■ EXERCISE INSTRUCTIONS ■
Skip the pictures. Transcribe the rest of the data below without changing a word.

· · · · ·

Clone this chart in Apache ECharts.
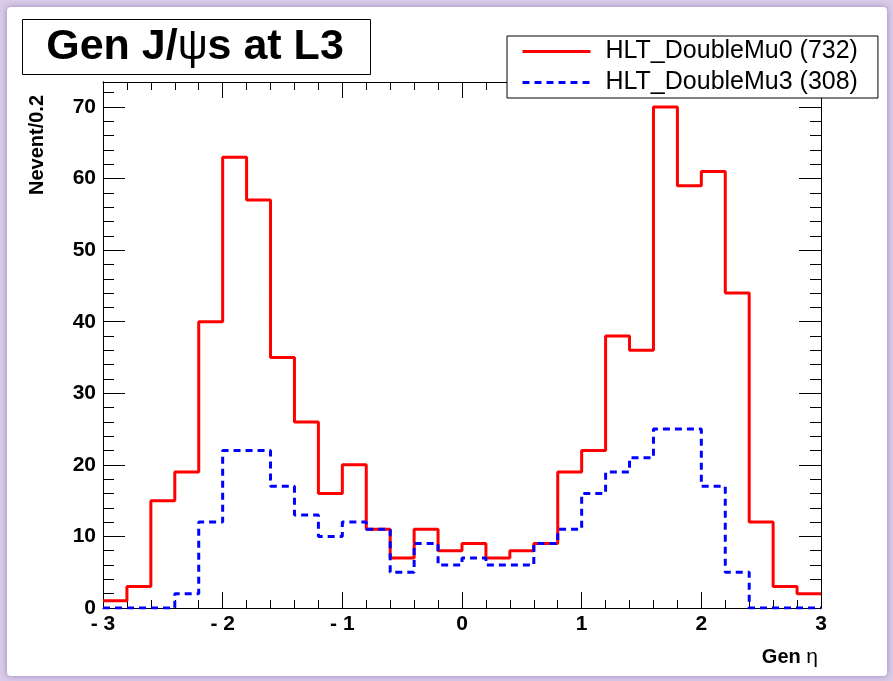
<!DOCTYPE html>
<html>
<head>
<meta charset="utf-8">
<script src="https://cdn.jsdelivr.net/npm/echarts@6/dist/echarts.min.js"></script>
<style>
  html, body { margin: 0; padding: 0; background: #ffffff; }
  #chart { width: 893px; height: 681px; }
</style>
</head>
<body>
<div id="chart"></div>
<script>
// Bin edges of the histogram (30 bins of width 0.2 from -3 to 3)
const binEdges = [-3.0, -2.8, -2.6, -2.4, -2.2, -2.0, -1.8, -1.6, -1.4, -1.2, -1.0,
                  -0.8, -0.6, -0.4, -0.2, 0.0, 0.2, 0.4, 0.6, 0.8, 1.0,
                  1.2, 1.4, 1.6, 1.8, 2.0, 2.2, 2.4, 2.6, 2.8, 3.0];
// Bin contents
const doubleMu0 = [1, 3, 15, 19, 40, 63, 57, 35, 26, 16, 20, 11, 7, 11, 8,
                   9, 7, 8, 9, 19, 22, 38, 36, 70, 59, 61, 44, 12, 3, 2];
const doubleMu3 = [0, 0, 0, 2, 12, 22, 22, 17, 13, 10, 12, 11, 5, 9, 6,
                   7, 6, 6, 9, 11, 16, 19, 21, 25, 25, 17, 5, 0, 0, 0];
const seriesNames = ['HLT_DoubleMu0 (732)', 'HLT_DoubleMu3 (308)'];
const xTicks = [-3, -2, -1, 0, 1, 2, 3];
const yTicks = [0, 10, 20, 30, 40, 50, 60, 70];
const yMax = 73.5;

function stepData(vals) {
  const d = vals.map((v, i) => [binEdges[i], v]);
  d.push([binEdges[binEdges.length - 1], vals[vals.length - 1]]);
  return d;
}

const FONT = 'Liberation Sans, Arial, Helvetica, sans-serif';
const chart = echarts.init(document.getElementById('chart'), null, { renderer: 'canvas' });

const baseX = {
  type: 'value', min: -3, max: 3, interval: 1,
  axisLine: { show: true, onZero: false, lineStyle: { color: '#000', width: 1 } },
  splitLine: { show: false },
  axisTick: { show: true, inside: true, length: 16, lineStyle: { color: '#000', width: 1 } },
  minorTick: { show: true, splitNumber: 5, length: 8, lineStyle: { color: '#000', width: 1 } }
};
function yAx(pos, interval, len, labels) {
  return {
    type: 'value', position: pos, min: 0, max: yMax, interval: interval, offset: 0,
    axisLine: { show: true, onZero: false, lineStyle: { color: '#000', width: 1 } },
    splitLine: { show: false },
    axisTick: { show: true, inside: true, length: len, lineStyle: { color: '#000', width: 1 } },
    axisLabel: labels ? {
      show: true, margin: 7, color: '#000', fontFamily: FONT, fontWeight: 'bold', fontSize: 21,
      formatter: v => (yTicks.indexOf(v) >= 0 ? String(v) : '')
    } : { show: false }
  };
}

const option = {
  animation: false,
  backgroundColor: '#d9cbe9',
  grid: { left: 103, right: 72, top: 82, bottom: 73, show: false, containLabel: false },
  xAxis: [
    Object.assign({}, baseX, {
      position: 'bottom',
      axisLabel: {
        show: true, margin: 6, color: '#000', fontFamily: FONT, fontWeight: 'bold', fontSize: 21,
        formatter: v => (xTicks.indexOf(v) < 0 ? '' : (v < 0 ? '- ' + Math.abs(v) : String(v)))
      }
    }),
    Object.assign({}, baseX, { position: 'top', axisLabel: { show: false } })
  ],
  yAxis: [
    yAx('left', 10, 22, true),
    yAx('left', 2, 11, false),
    yAx('right', 10, 22, false),
    yAx('right', 2, 11, false)
  ],
  legend: {
    orient: 'vertical', left: 507, top: 36,
    backgroundColor: '#fff', borderColor: '#000', borderWidth: 1, borderRadius: 0,
    padding: [3, 20, 3, 14], itemGap: 6, itemWidth: 68, itemHeight: 14,
    itemStyle: { opacity: 0 },
    lineStyle: { width: 3 },
    textStyle: { fontFamily: FONT, fontSize: 25, color: '#000', padding: [0, 0, 0, 10] },
    data: seriesNames
  },
  graphic: [
    { type: 'rect', z: -10, silent: true,
      shape: { x: 7, y: 7, width: 880, height: 669, r: 4 },
      style: { fill: '#ffffff', shadowBlur: 6, shadowColor: 'rgba(120,90,160,0.6)' } },
    { type: 'rect', z: 10, silent: true,
      shape: { x: 22.5, y: 19.5, width: 348, height: 55 },
      style: { fill: '#ffffff', stroke: '#000', lineWidth: 1 } },
    { type: 'text', z: 11, silent: true, x: 195, y: 47,
      style: {
        text: '{b|Gen J/}{g|ψ}{b|s at L3}', align: 'center', verticalAlign: 'middle',
        rich: {
          b: { fontFamily: FONT, fontWeight: 'bold', fontSize: 43, fill: '#000' },
          g: { fontFamily: FONT, fontWeight: 'normal', fontSize: 42, fill: '#000' }
        }
      } },
    { type: 'text', z: 11, silent: true, x: 37, y: 95, rotation: Math.PI / 2,
      style: { text: 'Nevent/0.2', align: 'right', verticalAlign: 'middle',
               fontFamily: FONT, fontWeight: 'bold', fontSize: 20, fill: '#000' } },
    { type: 'text', z: 11, silent: true, x: 818, y: 657,
      style: {
        text: '{b|Gen }{g|η}', align: 'right', verticalAlign: 'middle',
        rich: {
          b: { fontFamily: FONT, fontWeight: 'bold', fontSize: 20, fill: '#000' },
          g: { fontFamily: FONT, fontWeight: 'normal', fontSize: 21, fill: '#000' }
        }
      } }
  ],
  series: [
    { name: seriesNames[0], type: 'line', step: 'end', xAxisIndex: 0, yAxisIndex: 0,
      data: stepData(doubleMu0), showSymbol: false, symbol: 'none',
      lineStyle: { color: '#ff0000', width: 3, type: 'solid' },
      itemStyle: { color: '#ff0000' }, z: 3 },
    { name: seriesNames[1], type: 'line', step: 'end', xAxisIndex: 0, yAxisIndex: 0,
      data: stepData(doubleMu3), showSymbol: false, symbol: 'none',
      lineStyle: { color: '#0000ff', width: 3, type: [7, 5] },
      itemStyle: { color: '#0000ff' }, z: 4 }
  ]
};
chart.setOption(option);
</script>
</body>
</html>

· · · · ·

■ THE SOLUTION ■
Clone this chart in Apache ECharts.
<!DOCTYPE html>
<html>
<head>
<meta charset="utf-8">
<script src="https://cdn.jsdelivr.net/npm/echarts@6/dist/echarts.min.js"></script>
<style>
  html, body { margin: 0; padding: 0; background: #ffffff; }
  #chart { width: 893px; height: 681px; }
</style>
</head>
<body>
<div id="chart"></div>
<script>
// Bin edges of the histogram (30 bins of width 0.2 from -3 to 3)
const binEdges = [-3.0, -2.8, -2.6, -2.4, -2.2, -2.0, -1.8, -1.6, -1.4, -1.2, -1.0,
                  -0.8, -0.6, -0.4, -0.2, 0.0, 0.2, 0.4, 0.6, 0.8, 1.0,
                  1.2, 1.4, 1.6, 1.8, 2.0, 2.2, 2.4, 2.6, 2.8, 3.0];
// Bin contents
const doubleMu0 = [1, 3, 15, 19, 40, 63, 57, 35, 26, 16, 20, 11, 7, 11, 8,
                   9, 7, 8, 9, 19, 22, 38, 36, 70, 59, 61, 44, 12, 3, 2];
const doubleMu3 = [0, 0, 0, 2, 12, 22, 22, 17, 13, 10, 12, 11, 5, 9, 6,
                   7, 6, 6, 9, 11, 16, 19, 21, 25, 25, 17, 5, 0, 0, 0];
const seriesNames = ['HLT_DoubleMu0 (732)', 'HLT_DoubleMu3 (308)'];
const xTicks = [-3, -2, -1, 0, 1, 2, 3];
const yTicks = [0, 10, 20, 30, 40, 50, 60, 70];
const yMax = 73.5;

function stepData(vals) {
  const d = vals.map((v, i) => [binEdges[i], v]);
  d.push([binEdges[binEdges.length - 1], vals[vals.length - 1]]);
  return d;
}

const FONT = 'Liberation Sans, Arial, Helvetica, sans-serif';
const chart = echarts.init(document.getElementById('chart'), null, { renderer: 'canvas' });

const baseX = {
  type: 'value', min: -3, max: 3, interval: 1,
  axisLine: { show: true, onZero: false, lineStyle: { color: '#000', width: 1 } },
  splitLine: { show: false },
  axisTick: { show: true, inside: true, length: 16, lineStyle: { color: '#000', width: 1 } },
  minorTick: { show: true, splitNumber: 5, length: 8, lineStyle: { color: '#000', width: 1 } }
};
function yAx(pos, interval, len, labels) {
  return {
    type: 'value', position: pos, min: 0, max: yMax, interval: interval, offset: 0,
    axisLine: { show: true, onZero: false, lineStyle: { color: '#000', width: 1 } },
    splitLine: { show: false },
    axisTick: { show: true, inside: true, length: len, lineStyle: { color: '#000', width: 1 } },
    axisLabel: labels ? {
      show: true, margin: 7, color: '#000', fontFamily: FONT, fontWeight: 'bold', fontSize: 21,
      formatter: v => (yTicks.indexOf(v) >= 0 ? String(v) : '')
    } : { show: false }
  };
}

const option = {
  animation: false,
  backgroundColor: '#d9cbe9',
  grid: { left: 103, right: 72, top: 82, bottom: 73, show: false, containLabel: false },
  xAxis: [
    Object.assign({}, baseX, {
      position: 'bottom',
      axisLabel: {
        show: true, margin: 6, color: '#000', fontFamily: FONT, fontWeight: 'bold', fontSize: 21,
        formatter: v => (xTicks.indexOf(v) < 0 ? '' : (v < 0 ? '- ' + Math.abs(v) : String(v)))
      }
    }),
    Object.assign({}, baseX, { position: 'top', axisLabel: { show: false } })
  ],
  yAxis: [
    yAx('left', 10, 22, true),
    yAx('left', 2, 11, false),
    yAx('right', 10, 22, false),
    yAx('right', 2, 11, false)
  ],
  legend: {
    orient: 'vertical', left: 507, top: 36,
    backgroundColor: '#fff', borderColor: '#000', borderWidth: 1, borderRadius: 0,
    padding: [3, 20, 3, 14], itemGap: 6, itemWidth: 68, itemHeight: 14,
    itemStyle: { opacity: 0 },
    lineStyle: { width: 3 },
    textStyle: { fontFamily: FONT, fontSize: 25, color: '#000', padding: [0, 0, 0, 10] },
    data: seriesNames
  },
  graphic: [
    { type: 'rect', z: -10, silent: true,
      shape: { x: 7, y: 7, width: 880, height: 669, r: 4 },
      style: { fill: '#ffffff', shadowBlur: 6, shadowColor: 'rgba(120,90,160,0.6)' } },
    { type: 'rect', z: 10, silent: true,
      shape: { x: 22.5, y: 19.5, width: 348, height: 55 },
      style: { fill: '#ffffff', stroke: '#000', lineWidth: 1 } },
    { type: 'text', z: 11, silent: true, x: 195, y: 47,
      style: {
        text: '{b|Gen J/}{g|ψ}{b|s at L3}', align: 'center', verticalAlign: 'middle',
        rich: {
          b: { fontFamily: FONT, fontWeight: 'bold', fontSize: 43, fill: '#000' },
          g: { fontFamily: FONT, fontWeight: 'normal', fontSize: 42, fill: '#000' }
        }
      } },
    { type: 'text', z: 11, silent: true, x: 37, y: 95, rotation: Math.PI / 2,
      style: { text: 'Nevent/0.2', align: 'right', verticalAlign: 'middle',
               fontFamily: FONT, fontWeight: 'bold', fontSize: 20, fill: '#000' } },
    { type: 'text', z: 11, silent: true, x: 818, y: 657,
      style: {
        text: '{b|Gen }{g|η}', align: 'right', verticalAlign: 'middle',
        rich: {
          b: { fontFamily: FONT, fontWeight: 'bold', fontSize: 20, fill: '#000' },
          g: { fontFamily: FONT, fontWeight: 'normal', fontSize: 21, fill: '#000' }
        }
      } }
  ],
  series: [
    { name: seriesNames[0], type: 'line', step: 'end', xAxisIndex: 0, yAxisIndex: 0,
      data: stepData(doubleMu0), showSymbol: false, symbol: 'none',
      lineStyle: { color: '#ff0000', width: 3, type: 'solid' },
      itemStyle: { color: '#ff0000' }, z: 3 },
    { name: seriesNames[1], type: 'line', step: 'end', xAxisIndex: 0, yAxisIndex: 0,
      data: stepData(doubleMu3), showSymbol: false, symbol: 'none',
      lineStyle: { color: '#0000ff', width: 3, type: [7, 5] },
      itemStyle: { color: '#0000ff' }, z: 4 }
  ]
};
chart.setOption(option);
</script>
</body>
</html>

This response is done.